The second band signal suppression member may include a plurality of protruding elements, in which the plurality of protruding elements is around the dielectric body and protrudes from an inside of the coaxial waveguide to an outside of the coaxial waveguide.

According to another aspect, a broadband antenna includes a reflecting board, a single feed horn positioned in a front end of the reflecting board, and a multiband diplexer connected to the single feed horn, in which the multiband diplexer includes a first signal passing unit connected to a side of the single feed horn and configured to pass a first band signal and a second signal passing unit positioned coaxially with the first signal passing unit and configured to pass a second band signal, and the multiband diplexer is configured to separate the first band signal and the second band signal from a signal received by the single feed horn and is positioned in a rear end of the reflecting board.

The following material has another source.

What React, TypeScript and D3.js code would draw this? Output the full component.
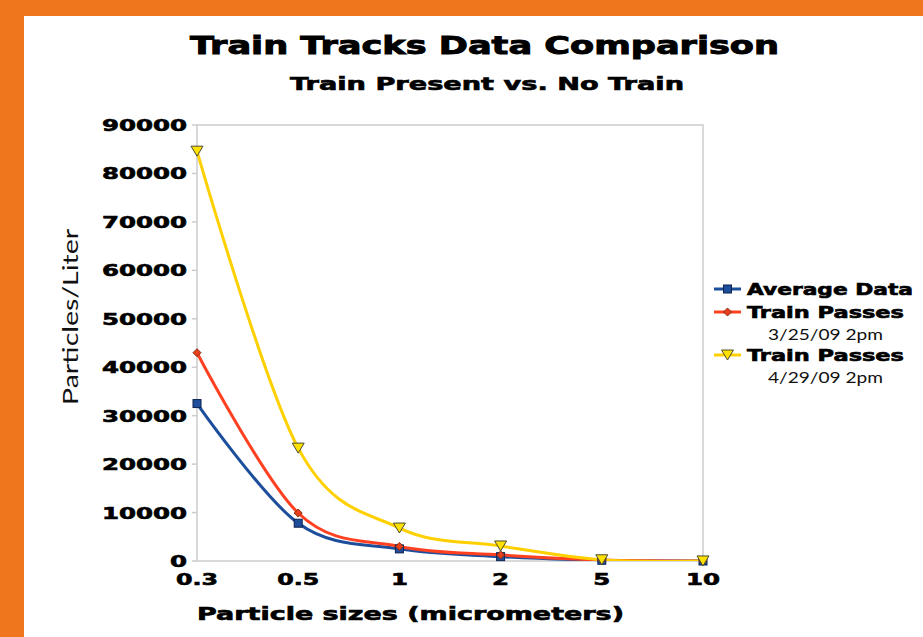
import React from "react";
import * as d3 from "d3";

// ---- data ----
const categories = ["0.3", "0.5", "1", "2", "5", "10"];
const averageData = [32500, 7800, 2500, 900, 150, 0];
const trainPasses0325 = [43000, 9900, 3000, 1250, 200, 0];
const trainPasses0429 = [84600, 23300, 6800, 3100, 250, 10];
const yTicks = [0, 10000, 20000, 30000, 40000, 50000, 60000, 70000, 80000, 90000];

const W = 923;
const H = 637;
const plot = { left: 197, right: 703, top: 125, bottom: 561 };

const heavy = "'DejaVu Sans', 'Liberation Sans', sans-serif";
const light = "Lato, 'Open Sans', sans-serif";

function heavyWidth(s: string) {
  let w = 0;
  for (const c of s) w += c === "." ? 8 : 17;
  return w;
}

export default function App() {
  const x = d3.scalePoint<string>().domain(categories).range([plot.left, plot.right]);
  const y = d3.scaleLinear().domain([0, 90000]).range([plot.bottom, plot.top]);

  const line = d3
    .line<number>()
    .x((_, i) => x(categories[i]) as number)
    .y((d) => y(d))
    .curve(d3.curveCardinal.tension(0));

  const series = [
    { name: "avg", values: averageData, color: "#1d4e9c", marker: "square" },
    { name: "r", values: trainPasses0325, color: "#ff4122", marker: "diamond" },
    { name: "y", values: trainPasses0429, color: "#ffd000", marker: "tri" },
  ];

  const marker = (kind: string, cx: number, cy: number, key: string) => {
    if (kind === "square")
      return <rect key={key} x={cx - 4} y={cy - 4} width={8} height={8} fill="#1d4e9c" stroke="#0d2350" strokeWidth={1} />;
    if (kind === "diamond")
      return <path key={key} d={`M${cx},${cy - 4}L${cx + 4},${cy}L${cx},${cy + 4}L${cx - 4},${cy}Z`} fill="#e8401c" stroke="#8a2a10" strokeWidth={1} />;
    return <path key={key} d={`M${cx - 6},${cy - 5}L${cx + 6},${cy - 5}L${cx},${cy + 5}Z`} fill="#ffe100" stroke="#4a4a30" strokeWidth={1} />;
  };

  const legend = [
    { label: "Average Data", sub: null, y: 289, color: "#1d4e9c", marker: "square", len: 166 },
    { label: "Train Passes", sub: "3/25/09 2pm", y: 312, color: "#ff4122", marker: "diamond", len: 157 },
    { label: "Train Passes", sub: "4/29/09 2pm", y: 355, color: "#ffd000", marker: "tri", len: 157 },
  ];

  return (
    <svg width={W} height={H} style={{ position: "absolute", left: 0, top: 0 }}>
      <rect x={0} y={0} width={W} height={H} fill="#ef761c" />
      <rect x={24} y={16} width={W - 24} height={H - 16} fill="#ffffff" />

      <defs>
        <clipPath id="plotclip">
          <rect x={plot.left} y={plot.top} width={plot.right - plot.left} height={plot.bottom - plot.top} />
        </clipPath>
      </defs>

      {/* titles */}
      <text x={484.5} y={53.5} textAnchor="middle" fontFamily={heavy} fontWeight="bold" fontSize={24}
        stroke="#000" strokeWidth={0.9} textLength={589} lengthAdjust="spacingAndGlyphs">
        Train Tracks Data Comparison
      </text>
      <text x={487} y={90} textAnchor="middle" fontFamily={heavy} fontWeight="bold" fontSize={17}
        stroke="#000" strokeWidth={0.6} textLength={394} lengthAdjust="spacingAndGlyphs">
        Train Present vs. No Train
      </text>

      {/* frame */}
      <rect x={plot.left} y={plot.top} width={plot.right - plot.left} height={plot.bottom - plot.top}
        fill="none" stroke="#cccccc" strokeWidth={1.5} />

      {/* y ticks */}
      {yTicks.map((t) => (
        <g key={t}>
          <line x1={plot.left - 5} x2={plot.left} y1={y(t)} y2={y(t)} stroke="#cccccc" strokeWidth={1.5} />
          <text x={187} y={y(t) + 6} textAnchor="end" fontFamily={heavy} fontWeight="bold" fontSize={16}
            stroke="#000" strokeWidth={0.6} textLength={heavyWidth(String(t))} lengthAdjust="spacingAndGlyphs">
            {t}
          </text>
        </g>
      ))}

      {/* x tick labels */}
      {categories.map((c) => (
        <text key={c} x={x(c)} y={585} textAnchor="middle" fontFamily={heavy} fontWeight="bold" fontSize={16}
          stroke="#000" strokeWidth={0.6} textLength={heavyWidth(c)} lengthAdjust="spacingAndGlyphs">
          {c}
        </text>
      ))}

      {/* axis titles */}
      <text x={410.5} y={620} textAnchor="middle" fontFamily={heavy} fontWeight="bold" fontSize={17}
        stroke="#000" strokeWidth={0.6} textLength={427} lengthAdjust="spacingAndGlyphs">
        Particle sizes (micrometers)
      </text>
      <text transform="translate(78,317) rotate(-90)" textAnchor="middle" fontFamily={light} fontSize={22}
        fill="#111" textLength={176} lengthAdjust="spacingAndGlyphs">
        Particles/Liter
      </text>

      {/* lines */}
      <g clipPath="url(#plotclip)">
        {series.map((s) => (
          <path key={s.name} d={line(s.values) || ""} fill="none" stroke={s.color} strokeWidth={3} />
        ))}
      </g>
      {series.map((s) =>
        s.values.map((v, i) => marker(s.marker, x(categories[i]) as number, y(v), s.name + i))
      )}

      {/* legend */}
      {legend.map((l, i) => (
        <g key={i}>
          <line x1={714} x2={741} y1={l.y} y2={l.y} stroke={l.color} strokeWidth={3} />
          {marker(l.marker, 727.5, l.y, "lg" + i)}
          <text x={747} y={l.y + 6} fontFamily={heavy} fontWeight="bold" fontSize={15}
            stroke="#000" strokeWidth={0.6} textLength={l.len} lengthAdjust="spacingAndGlyphs">
            {l.label}
          </text>
          {l.sub && (
            <text x={768} y={l.y + 28} fontFamily={light} fontSize={16} fill="#111"
              textLength={115} lengthAdjust="spacingAndGlyphs">
              {l.sub}
            </text>
          )}
        </g>
      ))}
    </svg>
  );
}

The second signal passing unit may include a dielectric body and a second band signal higher order mode suppression member included in a front end of the dielectric body and configured to suppress a higher order mode of the second band signal, in which the second band signal higher order mode suppression member may further include a plurality of crease elements and a plurality of step elements positioned outside the plurality of crease elements and inside a circular waveguide, in which the plurality of crease elements has a height incremental from a front end to a rear end.

The first signal passing unit may include a coaxial waveguide positioned coaxially around the second signal passing unit and a second band signal suppression member inside the coaxial waveguide and configured to suppress a higher order mode of the first band signal.

The second band signal suppression member may include a plurality of stepped elements and a plurality of protruding elements, in which the plurality of stepped elements protrudes from an outside of the coaxial waveguide to an inside of the coaxial waveguide and has a height decremental from a front end to a rear end, and the plurality of protruding elements is around the dielectric body and protrudes from an inside of the coaxial waveguide to an outside of the coaxial waveguide.

Effects

According to an aspect, there is provided a multiband diplexer, which transmits and receives a dual band wireless signal by a single feed horn device and separates such a signal, for satellite communication and a broadband antenna including the multiband diplexer.

According to another aspect, there is also provided a multiband diplexer, which is positioned in the rear of a feed horn, includes crease elements, step elements, stepped elements, protruding elements, and is configured to separate a dual band wireless signal and suppress a higher order mode by using a multiband diplexer, and a broadband antenna including the multiband diplexer.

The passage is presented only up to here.